What are the sorts of ethical challenges auditors face in their roles and how best to deal with them

2 min read

a man walking across a rope over the ocean
a man walking across a rope over the ocean

Internal auditors play a crucial role in ensuring the integrity and efficiency of an organization’s operations. However, they often face ethical dilemmas that challenge their professional judgment and integrity. Here are some common ethical dilemmas internal auditors may encounter and strategies to navigate them:

1. Pressure from Management

Internal auditors may face pressure from management to alter audit findings or overlook certain issues. This pressure can be direct, such as requests to change audit reports, or indirect, such as threats to job security or career advancement.

Strategy: Auditors should adhere to the principles of integrity and objectivity. They can seek support from the audit committee or professional bodies like the Institute of Internal Auditors (IIA) to uphold their findings.

2. Conflicts of Interest

Auditors might encounter situations where their personal interests or relationships could influence their professional judgment. For example, auditing a department managed by a close friend or relative.

Strategy: Transparency is key. Auditors should disclose any potential conflicts of interest and recuse themselves from audits where impartiality could be compromised.

3. Confidentiality vs. Whistleblowing

Auditors often have access to sensitive information. They may face ethical dilemmas when they discover illegal or unethical activities. Balancing confidentiality with the need to report such activities can be challenging.

Strategy: Auditors should follow established protocols for whistleblowing, ensuring they report issues through the appropriate channels while maintaining confidentiality as much as possible.

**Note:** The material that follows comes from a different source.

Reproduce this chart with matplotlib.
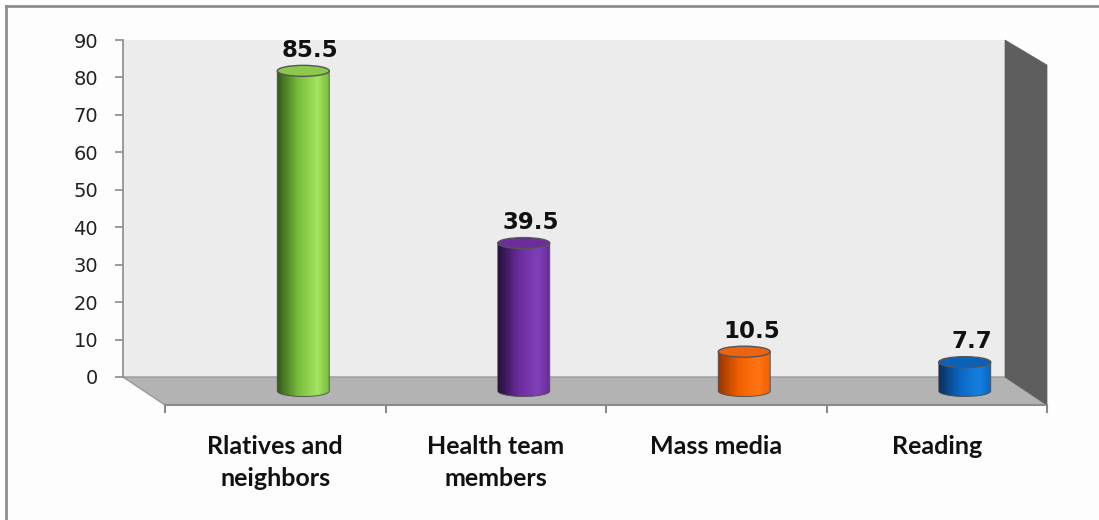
import numpy as np
import matplotlib.pyplot as plt
import matplotlib.transforms as mtransforms
from matplotlib.patches import Polygon, Ellipse, Rectangle, PathPatch
from matplotlib.path import Path
from matplotlib.lines import Line2D
from matplotlib.colors import LinearSegmentedColormap

# ---- data ----
categories = ['Rlatives and\nneighbors', 'Health team\nmembers', 'Mass media', 'Reading']
values = [85.5, 39.5, 10.5, 7.7]
y_ticks = [0, 10, 20, 30, 40, 50, 60, 70, 80, 90]

# colours of each cylinder: shadow side, lit side, top cap
dark_cols = ['#355a1a', '#24103a', '#9a3600', '#08305e']
mid_cols = ['#78bc3c', '#6a2c9c', '#f06000', '#0a66c2']
light_cols = ['#a2e45e', '#8040b8', '#ff7414', '#1680e0']
top_cols = ['#8cc84c', '#6c2c9c', '#ec6410', '#0a62b8']

W, H = 1099, 520
fig = plt.figure(figsize=(W / 100, H / 100), dpi=100)
fig.patch.set_facecolor('#fdfdfd')

# back wall = main axes
ax = fig.add_axes([123 / W, (H - 377) / H, 882 / W, 337 / H])
ax.set_xlim(-0.5, 3.5)
ax.set_ylim(0, 90)
ax.set_facecolor('#ececec')
for s in ['top', 'right', 'bottom']:
    ax.spines[s].set_visible(False)
ax.spines['left'].set_color('#8a8a8a')
ax.spines['left'].set_linewidth(1.2)
ax.set_xticks([])
ax.set_yticks(y_ticks)
ax.tick_params(axis='y', direction='out', length=6, width=1.2, color='#8a8a8a',
               pad=12, labelsize=14, labelcolor='#222222')

# depth of the 3d box (axes fractions)
dx = 42 / 882
dy_bot = -28 / 337
dy_top = -25 / 337

floor = Polygon([(0, 0), (1, 0), (1 + dx, dy_bot), (dx, dy_bot)], closed=True,
                transform=ax.transAxes, clip_on=False, fc='#b3b3b3', ec='#9a9a9a',
                lw=1.0, zorder=1)
ax.add_patch(floor)
side = Polygon([(1, 0), (1, 1), (1 + dx, 1 + dy_top), (1 + dx, dy_bot)], closed=True,
               transform=ax.transAxes, clip_on=False, fc='#5e5e5e', ec='#5e5e5e',
               lw=0.5, zorder=1)
ax.add_patch(side)

# front axis line with ticks
ax.add_line(Line2D([dx, 1 + dx], [dy_bot, dy_bot], transform=ax.transAxes,
                   color='#8a8a8a', lw=1.5, clip_on=False, zorder=2))
tick_len = 7 / 337
for k in range(len(categories) + 1):
    xt = dx + k / len(categories)
    ax.add_line(Line2D([xt, xt], [dy_bot, dy_bot - tick_len], transform=ax.transAxes,
                       color='#8a8a8a', lw=1.5, clip_on=False, zorder=2))

# cylinders sit mid-depth on the floor
cyl_off = ax.transData + mtransforms.ScaledTranslation(70 / 100, -14 / 100, fig.dpi_scale_trans)
px_x = 882 / 4.0          # pixels per category
px_y = 337 / 90.0         # pixels per unit
cw = 52 / px_x            # cylinder width (data units)
eh = 11 / px_y            # ellipse height (data units)

for i, v in enumerate(values):
    x0, x1 = i - cw / 2, i + cw / 2
    t = np.linspace(np.pi, 2 * np.pi, 40)
    arc = np.column_stack([i + cw / 2 * np.cos(t), eh / 2 * np.sin(t)])
    verts = np.vstack([[x0, v], [x0, 0], arc, [x1, 0], [x1, v], [x0, v]])
    codes = [Path.MOVETO] + [Path.LINETO] * (len(verts) - 2) + [Path.CLOSEPOLY]
    body_path = Path(verts, codes)
    clip = PathPatch(body_path, transform=cyl_off)

    cmap = LinearSegmentedColormap.from_list(
        'c%d' % i, [(0, dark_cols[i]), (0.4, mid_cols[i]), (0.78, light_cols[i]), (1, mid_cols[i])])
    n = 60
    for k in range(n):
        r = Rectangle((x0 + k * cw / n, -eh), cw / n * 1.05, v + eh * 1.5,
                      transform=cyl_off, fc=cmap(k / (n - 1)), ec='none', zorder=3)
        r.set_clip_path(clip)
        ax.add_patch(r)
        r.set_clip_box(None)
        r.set_clip_path(clip)
    ax.add_patch(PathPatch(body_path, transform=cyl_off, fc='none', ec='#4a4a4a',
                           lw=0.6, clip_on=False, zorder=4))
    ax.add_patch(Ellipse((i, v), cw, eh, transform=cyl_off, fc=top_cols[i],
                         ec='#555555', lw=1.0, clip_on=False, zorder=5))
    ax.text(i + 7 / px_x, v + eh / 2 + 2.2, f'{v}', transform=cyl_off,
            ha='center', va='baseline', fontsize=16.5, fontweight='bold',
            color='#111111', zorder=6, clip_on=False)

# category labels, on the front plane
lab_tr = mtransforms.blended_transform_factory(
    ax.transData + mtransforms.ScaledTranslation(42 / 100, 0, fig.dpi_scale_trans),
    ax.transAxes)
for i, c in enumerate(categories):
    ax.text(i, (377 - 435) / 337, c, transform=lab_tr, ha='center', va='top',
            fontsize=18, fontweight='bold', family=['Lato', 'DejaVu Sans'],
            color='#111111', linespacing=1.5, clip_on=False)

# outer frame (left and top edges)
fig.add_artist(Line2D([6 / W, 6 / W], [0, 1 - 6 / H], transform=fig.transFigure,
                      color='#8c8c8c', lw=2))
fig.add_artist(Line2D([6 / W, 1], [1 - 6 / H, 1 - 6 / H], transform=fig.transFigure,
                      color='#8c8c8c', lw=2))

fig.savefig('out.png', dpi=100, facecolor=fig.get_facecolor())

4. Ethical Decision-Making

Auditors may struggle with decisions that have no clear right or wrong answer. For instance, deciding whether to report a minor infraction that could have significant consequences for an employee.

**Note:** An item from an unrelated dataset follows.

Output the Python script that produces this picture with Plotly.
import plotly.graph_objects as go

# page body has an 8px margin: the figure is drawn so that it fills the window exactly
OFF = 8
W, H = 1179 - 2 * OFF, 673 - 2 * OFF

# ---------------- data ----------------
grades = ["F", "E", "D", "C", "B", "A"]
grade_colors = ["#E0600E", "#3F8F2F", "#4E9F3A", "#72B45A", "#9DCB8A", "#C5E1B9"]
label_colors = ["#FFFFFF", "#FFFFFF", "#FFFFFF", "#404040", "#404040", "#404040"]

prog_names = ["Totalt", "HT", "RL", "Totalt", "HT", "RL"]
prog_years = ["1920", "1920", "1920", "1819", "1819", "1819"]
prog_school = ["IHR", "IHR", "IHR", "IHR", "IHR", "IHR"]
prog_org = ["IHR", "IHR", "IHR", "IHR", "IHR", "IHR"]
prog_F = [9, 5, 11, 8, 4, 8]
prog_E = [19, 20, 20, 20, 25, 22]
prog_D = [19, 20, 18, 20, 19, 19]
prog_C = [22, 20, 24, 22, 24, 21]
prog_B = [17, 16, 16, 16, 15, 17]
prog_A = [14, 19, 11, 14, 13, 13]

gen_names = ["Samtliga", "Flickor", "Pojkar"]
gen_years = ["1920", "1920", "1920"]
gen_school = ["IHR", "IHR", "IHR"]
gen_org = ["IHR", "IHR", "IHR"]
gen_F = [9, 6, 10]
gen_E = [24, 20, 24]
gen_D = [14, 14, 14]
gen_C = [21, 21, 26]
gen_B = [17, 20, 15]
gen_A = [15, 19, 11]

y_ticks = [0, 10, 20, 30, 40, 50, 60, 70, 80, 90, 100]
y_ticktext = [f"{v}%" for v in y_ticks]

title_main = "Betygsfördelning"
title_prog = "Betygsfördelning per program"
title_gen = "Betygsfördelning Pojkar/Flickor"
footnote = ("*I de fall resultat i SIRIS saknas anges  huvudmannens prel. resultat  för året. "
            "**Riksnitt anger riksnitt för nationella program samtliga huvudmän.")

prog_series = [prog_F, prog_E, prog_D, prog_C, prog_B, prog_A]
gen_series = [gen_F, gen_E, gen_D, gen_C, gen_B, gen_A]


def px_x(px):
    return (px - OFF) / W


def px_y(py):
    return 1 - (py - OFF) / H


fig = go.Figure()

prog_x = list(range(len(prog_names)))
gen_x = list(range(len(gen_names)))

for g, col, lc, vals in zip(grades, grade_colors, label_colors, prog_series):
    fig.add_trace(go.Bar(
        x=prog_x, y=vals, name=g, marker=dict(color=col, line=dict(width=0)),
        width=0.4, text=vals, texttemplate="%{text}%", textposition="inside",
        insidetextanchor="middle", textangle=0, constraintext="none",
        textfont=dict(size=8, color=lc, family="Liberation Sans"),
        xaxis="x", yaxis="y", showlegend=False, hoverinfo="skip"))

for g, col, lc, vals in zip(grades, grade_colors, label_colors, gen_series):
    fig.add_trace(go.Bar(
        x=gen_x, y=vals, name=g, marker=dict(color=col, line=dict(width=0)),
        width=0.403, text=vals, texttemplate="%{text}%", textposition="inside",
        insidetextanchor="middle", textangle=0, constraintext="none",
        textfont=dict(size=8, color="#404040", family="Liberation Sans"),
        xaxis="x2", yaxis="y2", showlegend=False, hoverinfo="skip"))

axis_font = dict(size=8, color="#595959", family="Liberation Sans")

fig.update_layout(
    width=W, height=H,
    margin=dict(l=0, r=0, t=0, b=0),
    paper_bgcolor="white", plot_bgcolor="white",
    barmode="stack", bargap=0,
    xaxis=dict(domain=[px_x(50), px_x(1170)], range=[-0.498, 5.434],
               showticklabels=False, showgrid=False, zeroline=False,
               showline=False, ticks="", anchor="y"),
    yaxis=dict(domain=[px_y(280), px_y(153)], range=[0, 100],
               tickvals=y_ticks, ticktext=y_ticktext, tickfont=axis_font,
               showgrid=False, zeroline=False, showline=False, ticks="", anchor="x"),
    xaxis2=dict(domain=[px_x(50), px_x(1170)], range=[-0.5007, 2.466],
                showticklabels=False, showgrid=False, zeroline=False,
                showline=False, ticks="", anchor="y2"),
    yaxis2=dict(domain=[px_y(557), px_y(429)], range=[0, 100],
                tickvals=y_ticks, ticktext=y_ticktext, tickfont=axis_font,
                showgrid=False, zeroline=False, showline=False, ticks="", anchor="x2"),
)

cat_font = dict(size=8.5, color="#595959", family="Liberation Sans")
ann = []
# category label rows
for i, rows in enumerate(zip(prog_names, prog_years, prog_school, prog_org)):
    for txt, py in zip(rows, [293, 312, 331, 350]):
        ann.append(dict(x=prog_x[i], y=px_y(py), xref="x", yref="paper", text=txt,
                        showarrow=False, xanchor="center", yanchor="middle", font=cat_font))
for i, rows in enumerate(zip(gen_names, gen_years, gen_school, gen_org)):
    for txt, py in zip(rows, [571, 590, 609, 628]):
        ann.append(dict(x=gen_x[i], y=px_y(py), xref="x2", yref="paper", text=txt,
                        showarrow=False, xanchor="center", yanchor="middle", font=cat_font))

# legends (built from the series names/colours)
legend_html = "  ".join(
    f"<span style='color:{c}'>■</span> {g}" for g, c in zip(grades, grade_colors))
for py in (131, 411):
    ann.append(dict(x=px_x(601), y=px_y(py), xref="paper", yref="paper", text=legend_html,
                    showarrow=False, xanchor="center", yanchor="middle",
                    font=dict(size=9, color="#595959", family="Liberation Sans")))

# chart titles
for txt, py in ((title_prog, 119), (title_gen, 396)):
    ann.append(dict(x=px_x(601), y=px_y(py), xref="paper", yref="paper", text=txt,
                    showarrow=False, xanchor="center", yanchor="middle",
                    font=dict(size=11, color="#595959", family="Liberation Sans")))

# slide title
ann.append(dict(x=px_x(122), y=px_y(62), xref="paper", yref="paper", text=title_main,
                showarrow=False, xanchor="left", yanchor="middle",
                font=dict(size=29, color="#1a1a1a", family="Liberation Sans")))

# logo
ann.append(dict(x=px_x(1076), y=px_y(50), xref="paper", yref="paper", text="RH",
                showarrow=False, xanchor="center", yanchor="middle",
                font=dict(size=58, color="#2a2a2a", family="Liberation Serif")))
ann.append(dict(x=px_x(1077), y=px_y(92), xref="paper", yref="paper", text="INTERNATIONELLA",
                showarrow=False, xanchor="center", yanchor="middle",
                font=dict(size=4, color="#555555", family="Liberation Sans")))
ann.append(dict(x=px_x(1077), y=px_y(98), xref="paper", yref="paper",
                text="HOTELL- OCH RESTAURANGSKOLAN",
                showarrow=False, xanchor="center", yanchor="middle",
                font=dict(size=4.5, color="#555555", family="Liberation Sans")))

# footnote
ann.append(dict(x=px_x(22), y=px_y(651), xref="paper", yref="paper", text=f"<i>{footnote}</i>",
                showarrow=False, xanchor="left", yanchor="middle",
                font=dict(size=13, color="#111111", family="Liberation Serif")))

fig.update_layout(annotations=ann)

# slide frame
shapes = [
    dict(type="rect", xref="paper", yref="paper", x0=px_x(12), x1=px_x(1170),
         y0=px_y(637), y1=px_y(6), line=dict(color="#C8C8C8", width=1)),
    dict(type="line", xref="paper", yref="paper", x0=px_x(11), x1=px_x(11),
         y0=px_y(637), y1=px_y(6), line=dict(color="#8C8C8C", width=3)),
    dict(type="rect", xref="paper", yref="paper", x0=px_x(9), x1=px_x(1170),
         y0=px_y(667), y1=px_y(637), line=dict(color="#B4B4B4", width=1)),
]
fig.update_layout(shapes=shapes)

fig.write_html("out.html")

Strategy: Utilise ethical decision-making frameworks, such as the IIA’s Code of Ethics, which provides guidance on principles like integrity, objectivity, and confidentiality.

5. Independence and Objectivity

Maintaining independence and objectivity can be difficult, especially in organizations where the internal audit function is not fully supported or is influenced by management.

Strategy: Auditors should advocate for the adoption of the International Professional Practices Framework (IPPF) to ensure their independence and objectivity are protected.

Conclusion

Ethical dilemmas are an inherent part of the internal auditing profession. By adhering to ethical principles and seeking guidance from professional bodies, internal auditors can navigate these challenges effectively. Continuous professional development and a strong ethical culture within the organisation are also essential in supporting auditors in their roles.